Il appareille en juin 1913 depuis un port de la Colombie britannique pour gagner l’île Herschel dans la mer de Beaufort ; en août, il est pris dans des glaces et ne peut continuer son trajet. Peu après, Stefansson quitte le bâtiment pour partir en reconnaissance avec une petite équipe ; incapable de retrouver le Karluk car celui-ci a dérivé, il décide de l’abandonner et de poursuivre les objectifs scientifiques de l’expédition. Partisan de l’exploration « à l’esquimaude » qu’il avait préconisée dans son ouvrage L’Arctique amical, il organise une station flottante sur la banquise, hiverne chez des Esquimaux dont il étudie le langage et les mœurs, dresse une carte des régions parcourues. Après quatre années de voyage, il se dirige vers le sud avec un matériel scientifique important et est publiquement honoré pour le résultat de ses travaux.

Cependant, le gouvernement canadien fait des réserves sur la gestion de l’expédition. Après le départ de Stefansson, le Karluk dérive à travers la mer de Beaufort puis il est écrasé par la glace et coule. Barlett et son personnel tentent de gagner l’île Wrangel distante de 130 kilomètres. Cependant, les déplacements sur le pack sont difficiles et dangereux pour des hommes peu expérimentés et huit hommes décèdent au cours de cette marche. Une fois les survivants établis sur Wrangel, Barlett, accompagné d’un Esquimau, gagne la côte de l’Alaska en plusieurs semaines d’un trajet difficile. Les conditions climatiques ne permettant pas d’organiser immédiatement une expédition de secours, trois des survivants décèdent et les autres sont sauvés en septembre 1914. Il y a donc onze décès pour un équipage de 23 hommes. Les survivants, tout en disant leur admiration pour le comportement de Barlett, critiquent l’organisation du voyage par Stefansson, en particulier le choix de novices n’ayant pas l’habitude de la navigation polaire. L’anthropologue français Henri Beuchat, embarqué dans cette expédition et qui y décédera, dénonce, dans des lettres adressées à sa famille avant le départ, un recrutement bâclé, un manque de cohésion de l’équipage, une volonté « narcissique » de Stefansson de tirer parti de ce voyage pour se faire connaître.

L’expédition, dirigée par l’anglo-irlandais Ernest Shackleton au pôle Sud, est tout aussi difficile, mais son issue est plus heureuse.

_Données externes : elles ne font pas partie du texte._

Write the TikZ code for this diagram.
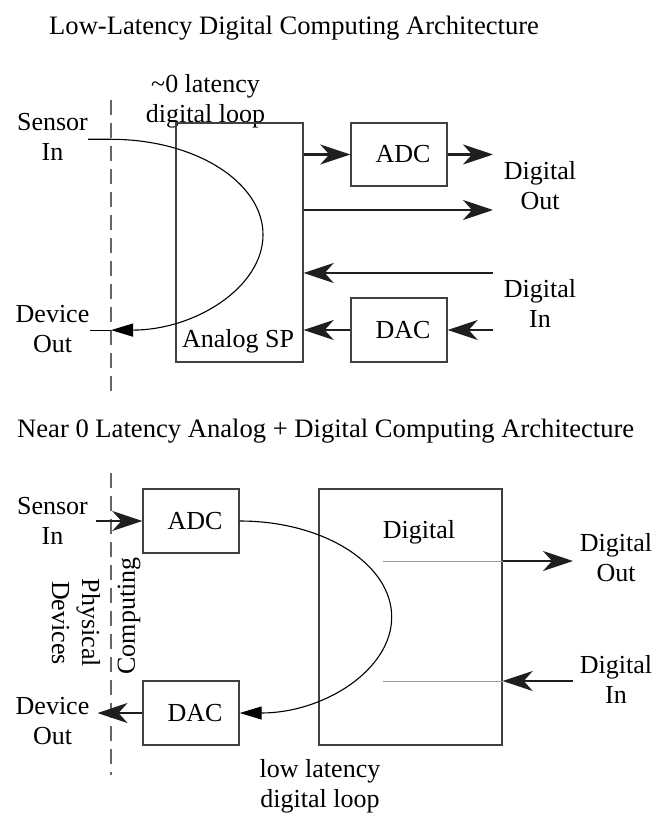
\documentclass[tikz,border=0pt]{standalone}
\usepackage{fontspec}
\setmainfont{Liberation Serif}
\usetikzlibrary{arrows.meta, positioning}

\begin{document}
\begin{tikzpicture}[x=1pt, y=-1pt,
    font=\fontsize{26}{30}\selectfont,
    every node/.style={inner sep=0pt, align=center},
    heading/.style={anchor=base west, font=\fontsize{26.6}{30}\selectfont},
    blk/.style={draw=black!75, line width=1.4pt},
    conv/.style={blk, minimum width=96pt, minimum height=64pt, label={[xshift=4pt]center:#1}},
    sig/.style={line width=2.4pt, draw=black!88, -{Stealth[length=30pt, width=20pt, inset=9pt]}},
    thinsig/.style={sig, line width=1.6pt},
    loopline/.style={line width=1.1pt},
    looptip/.style={-{Triangle[length=22pt, width=13pt]}},
    divider/.style={draw=black!60, line width=1.3pt, dash pattern=on 15pt off 8pt},
    tapline/.style={draw=black!40, line width=1pt}]
    \useasboundingbox (0,0) rectangle (653,813);

    % --- titles ---
    \node[heading] (ttl1) at (49,35) {Low-Latency Digital Computing Architecture};
    \node[heading] (ttl2) at (17,437) {Near 0 Latency Analog + Digital Computing Architecture};

    % --- dashed boundary ---
    \draw[divider] (111,100) -- (111,398);
    \draw[divider] (111,473) -- (111,775);

    % --- top: analog signal processing ---
    \node (sin1) at (52.5,137.2) {Sensor\\In};
    \node (dout1) at (52.5,329) {Device\\Out};
    \node (lbl1) at (205.5,101) {\textasciitilde0 latency\\digital loop};
    \node[blk, minimum width=127pt, minimum height=239pt] (asp) at (239.5,242.5) {};
    \node[anchor=base] (asptxt) at (238,347) {Analog SP};
    \node[conv=ADC, minimum height=63pt] (adc1) at (399,154.5) {};
    \node[conv=DAC] (dac1) at (399,330) {};
    \node (dgout1) at (540,186) {Digital\\Out};
    \node (dgin1) at (540,303) {Digital\\In};

    \coordinate (o1a) at (493,154.5);
    \coordinate (o1b) at (493,210);
    \coordinate (i1a) at (493,273);
    \coordinate (i1b) at (493,330);

    \draw[sig] (asp.east |- adc1) -- (adc1.west);
    \draw[sig] (adc1.east) -- (o1a);
    \draw[sig] (asp.east |- o1b) -- (o1b);
    \draw[sig] (i1a) -- (asp.east |- i1a);
    \draw[sig] (i1b) -- (dac1.east);
    \draw[sig] (dac1.west) -- (asp.east |- dac1);

    % loop through the analog block
    \coordinate (lp1a) at (111,139.3);
    \coordinate (lp1b) at (111,330.1);
    \draw[loopline, looptip] (sin1.east |- lp1a) -- (lp1a)
        arc[start angle=-90, end angle=90, x radius=152, y radius=95.4];
    \draw[loopline] (lp1b) -- (dout1.east |- lp1b);

    % --- bottom: converters + digital block ---
    \node (sin2) at (52.5,521) {Sensor\\In};
    \node (dout2) at (52.5,721) {Device\\Out};
    \node[conv=ADC] (adc2) at (191,521) {};
    \node[conv=DAC] (dac2) at (191,713) {};
    \node[blk, minimum width=183pt, minimum height=256pt] (dig) at (410.5,617) {};
    \node (digtxt) at (419,532) {Digital};
    \node (dgout2) at (616,558) {Digital\\Out};
    \node (dgin2) at (616,679) {Digital\\In};
    \node (lbl2) at (320,786) {low latency\\digital loop};
    \node[rotate=90] (cmp) at (129,616) {Computing};
    \node[rotate=-90] (phys) at (76,623) {Physical\\Devices};

    \draw[sig, shorten <=8pt] (sin2.east |- adc2.west) -- (adc2.west);
    \draw[sig, shorten >=8pt] (dac2.west) -- (dout2.east |- dac2.west);

    \draw[loopline, looptip] (adc2.east)
        arc[start angle=-90, end angle=90, x radius=152, y radius=96];

    \coordinate (tapo) at (383,561);
    \coordinate (tapi) at (383,681);
    \coordinate (o2) at (573,561);
    \coordinate (i2) at (573,681);
    \draw[tapline] (tapo) -- (dig.east |- tapo);
    \draw[tapline] (tapi) -- (dig.east |- tapi);
    \draw[sig] (dig.east |- tapo) -- (o2);
    \draw[thinsig] (i2) -- (dig.east |- tapi);
\end{tikzpicture}
\end{document}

Officier de la marine marchande, il est engagé, puis commande trois expéditions d’exploration en Antarctique, dont la dernière atteint un point situé à 100 milles du pôle, exploit qui lui valut d’être anobli en 1907. Il organise en 1914 une traversée du continent depuis la mer de Weddell jusqu’à la mer de Ross, via le pôle (atteint en 1912 par Amundsen). Sur un bâtiment baptisé Endurance – Shackleton assure le financement de ses voyages grâce à des dons et au produit des entrées dans des conférences payantes ‒ il embarque 27 volontaires et appareille de Plymouth en août 1914. Arrivé en Géorgie du Sud au début de novembre, il atteint la mer de Weddell en janvier 1915. Cependant il ne parvient pas à débarquer et son navire est pris dans la glace. Il attend la fonte de celle-ci, mais en octobre l’eau commence à s’infiltrer dans la coque et il donne l’ordre d’évacuer le bâtiment avec le ravitaillement et le matériel. Après le naufrage de l’Endurance il espère que la dérive de la banquise l’amènera vers l’île Paulet où se trouve une réserve de ravitaillement. En avril 1916 la glace commence à fondre et Shackleton fait embarquer ses hommes sur les canots et après cinq jours d’une navigation épuisante l’équipage arrive à l’île Eléphant, rocher escarpé et couvert de glace. Il prend alors le risque d’aller dans le sens du courant avec le plus grand des canots et cinq compagnons vers la Géorgie du Sud où il sait pouvoir trouver de l’aide dans les stations baleinières. Il atteint cette destination le 9 mai, mais il aborde sur la rive sud, déserte, alors que les habitations se trouvent sur la côte septentrionale et il est impossible, en raison de l’état de la mer, de gagner celle-ci. Laissant trois compagnons sur place, il décide de traverser l’île par un chemin très escarpé et il y parvient en trois jours. Il organise alors le sauvetage de ses compagnons tant sur l’autre rivage de la Géorgie du Sud qu’à l’île Eléphant et rentre en Europe avec tous ses hommes vivants. C’est un succès remarquable !

En 1921 il organise une nouvelle expédition et meurt lors de son arrivée en Géorgie du Sud en janvier 1922.

Quelles sont les leçons de l’expédition de l’Endurance ? Dans des circonstances extrêmes Shackleton a réussi à maintenir son équipe unie et à réaliser une opération de survie parmi les plus mémorables de l’histoire polaire. C’est un succès personnel : le commandant laisse une grande liberté tout en étant très autoritaire lorsque les circonstances l’exigent ; il propose des objectifs clairs et sait les faire partager par ses compagnons ; il sait tirer les enseignements de ses erreurs et de celles des autres. Les volontaires ont été soigneusement choisis (Shackleton a reçu plus de 5 000 candidats) en recherchant la loyauté, la camaraderie et l’optimisme, et le moral des hommes est conservé tout au long de cette aventure dramatique. C’est un modèle de chef dans une situation de crise.